▸ The exercise
Give back exactly the lines from the beginning of the listing below to the line holding "PL, PT = 66, 81", both ends included; the pictures stay out.

# start of Record excerpts

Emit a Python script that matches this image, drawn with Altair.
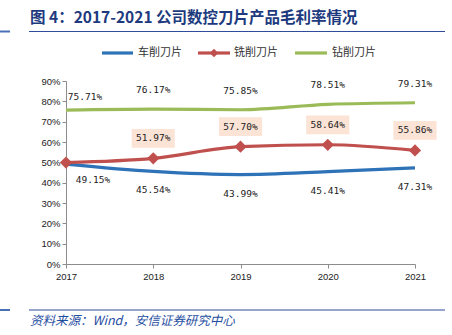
import altair as alt
import pandas as pd

years = [2017, 2018, 2019, 2020, 2021]
series_names = ["车削刀片", "铣削刀片", "钻削刀片"]
turning = [49.15, 45.54, 43.99, 45.41, 47.31]
milling = [49.90, 51.97, 57.70, 58.64, 55.86]
milling_labeled = [False, True, True, True, True]
drilling = [75.71, 76.17, 75.85, 78.51, 79.31]
y_ticks = [0, 0.1, 0.2, 0.3, 0.4, 0.5, 0.6, 0.7, 0.8, 0.9]
title_text = "图 4：2017-2021 公司数控刀片产品毛利率情况"
source_text = "资料来源：Wind，安信证券研究中心"

colors = ["#2e72b8", "#c0504d", "#9bbb59"]

rows = []
for name, vals in zip(series_names, [turning, milling, drilling]):
    for i, (yr, v) in enumerate(zip(years, vals)):
        lab = True if name != "铣削刀片" else milling_labeled[i]
        rows.append({"year": yr, "series": name, "value": v / 100,
                     "label": f"{v:.2f}%", "labeled": lab})
df = pd.DataFrame(rows)

W, H = 349, 183
PL, PT = 66, 81

base = alt.Chart(df)
xenc = alt.X("year:Q", scale=alt.Scale(domain=[2017, 2021], nice=False, zero=False),
             axis=alt.Axis(values=years, format="d", title=None, grid=False,
                           labelFont="Liberation Sans", labelFontSize=9.5, labelColor="#222",
                           domainColor="#8c8c8c", tickColor="#8c8c8c", tickSize=4,
                           labelPadding=3, labelFlush=False, labelOverlap=False))
yenc = alt.Y("value:Q", scale=alt.Scale(domain=[0, 0.9], nice=False),
             axis=alt.Axis(values=y_ticks, format=".0%", title=None, grid=False,
                           labelFont="Liberation Sans", labelFontSize=9.5, labelColor="#222",
                           domainColor="#8c8c8c", tickColor="#8c8c8c", tickSize=4,
                           labelPadding=2, labelOverlap=False))
cscale = alt.Color("series:N", scale=alt.Scale(domain=series_names, range=colors), legend=None)

lines = base.mark_line(interpolate="monotone", strokeWidth=3.2).encode(
    x=xenc, y=yenc, color=cscale, detail="series:N")

diamonds = base.transform_filter(alt.datum.series == "铣削刀片").mark_point(
    shape="diamond", filled=True, size=150, opacity=1, color=colors[1]).encode(
    x=xenc, y=yenc)

lab_font = dict(font="DejaVu Sans Mono", fontSize=9.5, color="#222")

green_lab = base.transform_filter(
    (alt.datum.series == "钻削刀片") & (alt.datum.year != 2017)
).mark_text(dy=-19, **lab_font).encode(x=xenc, y=yenc, text="label:N")
green_lab0 = base.transform_filter(
    (alt.datum.series == "钻削刀片") & (alt.datum.year == 2017)
).mark_text(dy=-13, dx=19, **lab_font).encode(x=xenc, y=yenc, text="label:N")

blue_lab = base.transform_filter(
    (alt.datum.series == "车削刀片") & (alt.datum.year != 2017)
).mark_text(dy=19, **lab_font).encode(x=xenc, y=yenc, text="label:N")
blue_lab0 = base.transform_filter(
    (alt.datum.series == "车削刀片") & (alt.datum.year == 2017)
).mark_text(dy=16, dx=27, **lab_font).encode(x=xenc, y=yenc, text="label:N")

red_f = base.transform_filter((alt.datum.series == "铣削刀片") & alt.datum.labeled)
red_box = red_f.mark_point(
    shape="M-1.15,-0.5H1.15V0.5H-1.15Z", filled=True, size=1406, opacity=1,
    color="#fbe3d5", yOffset=-20).encode(x=xenc, y=yenc)
red_lab = red_f.mark_text(dy=-20, **lab_font).encode(x=xenc, y=yenc, text="label:N")

one = pd.DataFrame({"a": [0]})


def txt(text, x, y, **kw):
    return alt.Chart(one).mark_text(text=text, **kw).encode(
        x=alt.value(x - PL), y=alt.value(y - PT))


def hline(x1, x2, y, color, width):
    return alt.Chart(one).mark_rule(color=color, strokeWidth=width).encode(
        x=alt.value(x1 - PL), x2=alt.value(x2 - PL), y=alt.value(y - PT))


title = txt(title_text, 30, 18, align="left", baseline="middle", font="Noto Sans CJK SC",
            fontSize=15.5, fontWeight="bold", color="#1d3a7e")
top_rule = hline(29, 445, 31.5, "#2f4d9a", 1.2)
top_rule_l = hline(0, 10, 31.5, "#4a6fb5", 2)
bot_rule = hline(29, 445, 310, "#2f4d9a", 1.2)
bot_rule_l = hline(0, 10, 310, "#4a6fb5", 2)
source = txt(source_text, 30, 321, align="left", baseline="middle", font="Noto Sans CJK SC",
             fontSize=12.5, fontStyle="italic", color="#1f4e9f")

leg_y = 53
legend_layers = []
leg_pos = [(102, 133, 138), (198, 230, 234), (295, 327, 332)]
for name, col, (x1, x2, tx) in zip(series_names, colors, leg_pos):
    legend_layers.append(hline(x1, x2, leg_y, col, 3.2))
    legend_layers.append(txt(name, tx, leg_y, align="left", baseline="middle",
                             font="Noto Sans CJK SC", fontSize=11, color="#333"))
legend_layers.append(alt.Chart(one).mark_point(shape="diamond", filled=True, size=70,
                                               opacity=1, color=colors[1]).encode(
    x=alt.value(214 - PL), y=alt.value(leg_y - PT)))

chart = alt.layer(
    lines, diamonds, green_lab, green_lab0, blue_lab, blue_lab0, red_box, red_lab,
    title, top_rule, top_rule_l, bot_rule, bot_rule_l, source, *legend_layers
).properties(
    width=W, height=H, autosize="none",
    padding={"left": PL, "top": PT, "right": 452 - PL - W, "bottom": 335 - PT - H},
    background="white"
).configure_view(stroke=None)

chart.save("out.html", embed_options={"renderer": "svg", "actions": False})
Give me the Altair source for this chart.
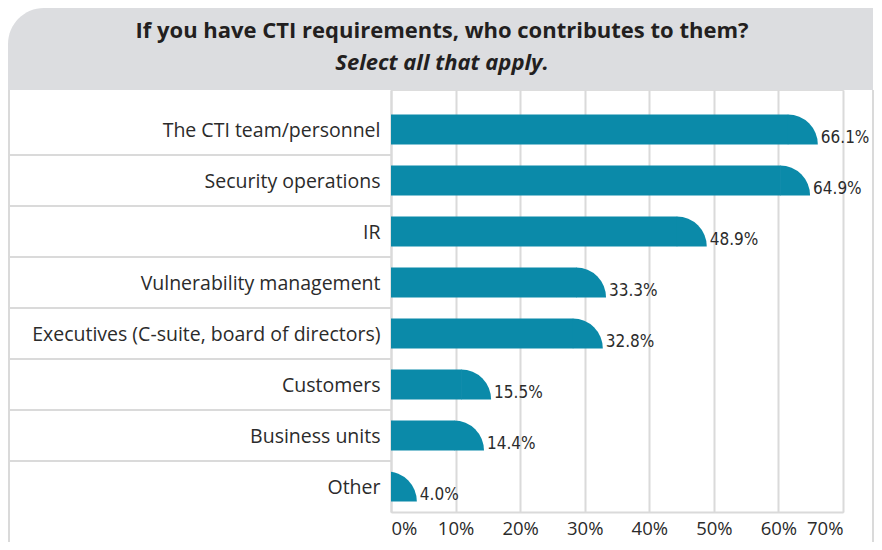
import altair as alt
import pandas as pd
import math

categories = [
    "The CTI team/personnel",
    "Security operations",
    "IR",
    "Vulnerability management",
    "Executives (C-suite, board of directors)",
    "Customers",
    "Business units",
    "Other",
]
values = [66.1, 64.9, 48.9, 33.3, 32.8, 15.5, 14.4, 4.0]
x_ticks = [0, 10, 20, 30, 40, 50, 60, 70]
title_line = "If you have CTI requirements, who contributes to them?"
subtitle_line = "Select all that apply."

df = pd.DataFrame({"cat": categories, "val": values})
df["label"] = [f"{v:.1f}%" for v in values]
sep_df = pd.DataFrame({"cat": categories[:-1]})
one = pd.DataFrame({"k": [0]})

BAR = "#0b8aa9"
GRID = "#dadada"
TXT = "#2b2b2b"
R = 30  # bar thickness and rounded-end radius

W, H = 452, 422

yscale = alt.Scale(domain=categories, paddingInner=0, paddingOuter=0.137, align=1)
xscale = alt.Scale(domain=[0, 70], nice=False)

header = alt.Chart(one).mark_rect(color="#dcdde0", cornerRadiusTopLeft=36).encode(
    x=alt.value(-383), x2=alt.value(482), y=alt.value(-82), y2=alt.value(0)
)
left_border = alt.Chart(one).mark_rule(color=GRID, strokeWidth=2).encode(
    x=alt.value(-382), y=alt.value(0), y2=alt.value(470)
)
right_border = alt.Chart(one).mark_rule(color=GRID, strokeWidth=2).encode(
    x=alt.value(482), y=alt.value(0), y2=alt.value(470)
)
title1 = alt.Chart(one).mark_text(
    text=title_line, font="Open Sans", fontWeight="bold", fontSize=22,
    color="#231f20", align="center", baseline="alphabetic"
).encode(x=alt.value(51), y=alt.value(-52))
title2 = alt.Chart(one).mark_text(
    text=subtitle_line, font="Open Sans", fontWeight="bold", fontStyle="italic",
    fontSize=22, color="#231f20", align="center", baseline="alphabetic"
).encode(x=alt.value(51), y=alt.value(-20))

seps = alt.Chart(sep_df).mark_rule(color=GRID, strokeWidth=2).encode(
    y=alt.Y("cat:N", scale=yscale, bandPosition=1),
    x=alt.value(-382), x2=alt.value(0),
)

bars = alt.Chart(df).mark_bar(color=BAR, height=R, xOffset=-R + 0.5, clip=True).encode(
    y=alt.Y("cat:N", scale=yscale, sort=categories,
            axis=alt.Axis(title=None, ticks=False, labelFontSize=19.5, labelFont="Open Sans",
                          labelColor=TXT, labelPadding=11, domainColor=GRID, labelOffset=2,
                          domainWidth=2, grid=False, labelLimit=420)),
    x=alt.X("val:Q", scale=xscale,
            axis=alt.Axis(title=None, values=x_ticks, labelExpr="datum.value + '%'",
                          ticks=False, labelFontSize=18.5, labelFont="Open Sans",
                          labelColor=TXT, labelPadding=7, domainColor=GRID,
                          domainWidth=2, gridColor=GRID, gridWidth=2)),
    x2=alt.value(0),
)

ends = alt.Chart(df).mark_arc(
    color=BAR, radius=R, theta=0, theta2=math.pi / 2, xOffset=-R, yOffset=R / 2, clip=True
).encode(
    y=alt.Y("cat:N", scale=yscale, sort=categories),
    x=alt.X("val:Q", scale=xscale),
)

labels = alt.Chart(df).mark_text(
    align="left", baseline="alphabetic", dx=3, dy=14, fontSize=17,
    font="'DejaVu Sans Condensed', 'Roboto Condensed', 'Liberation Sans Narrow', Roboto, sans-serif",
    color=TXT
).encode(
    y=alt.Y("cat:N", scale=yscale, sort=categories),
    x=alt.X("val:Q", scale=xscale),
    text="label:N",
)

chart = alt.layer(header, left_border, right_border, title1, title2, seps, bars, ends, labels).properties(
    width=W, height=H,
    autosize=alt.AutoSizeParams(type="none"),
    padding={"left": 383, "top": 82, "right": 31, "bottom": 30},
).configure_view(stroke=None).configure(background="white")

chart.save("out.html", embed_options={"renderer": "svg", "actions": False})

# end of Record excerpts

▸ Solution to this task
Emit a Python script that matches this image, drawn with Altair.
import altair as alt
import pandas as pd

years = [2017, 2018, 2019, 2020, 2021]
series_names = ["车削刀片", "铣削刀片", "钻削刀片"]
turning = [49.15, 45.54, 43.99, 45.41, 47.31]
milling = [49.90, 51.97, 57.70, 58.64, 55.86]
milling_labeled = [False, True, True, True, True]
drilling = [75.71, 76.17, 75.85, 78.51, 79.31]
y_ticks = [0, 0.1, 0.2, 0.3, 0.4, 0.5, 0.6, 0.7, 0.8, 0.9]
title_text = "图 4：2017-2021 公司数控刀片产品毛利率情况"
source_text = "资料来源：Wind，安信证券研究中心"

colors = ["#2e72b8", "#c0504d", "#9bbb59"]

rows = []
for name, vals in zip(series_names, [turning, milling, drilling]):
    for i, (yr, v) in enumerate(zip(years, vals)):
        lab = True if name != "铣削刀片" else milling_labeled[i]
        rows.append({"year": yr, "series": name, "value": v / 100,
                     "label": f"{v:.2f}%", "labeled": lab})
df = pd.DataFrame(rows)

W, H = 349, 183
PL, PT = 66, 81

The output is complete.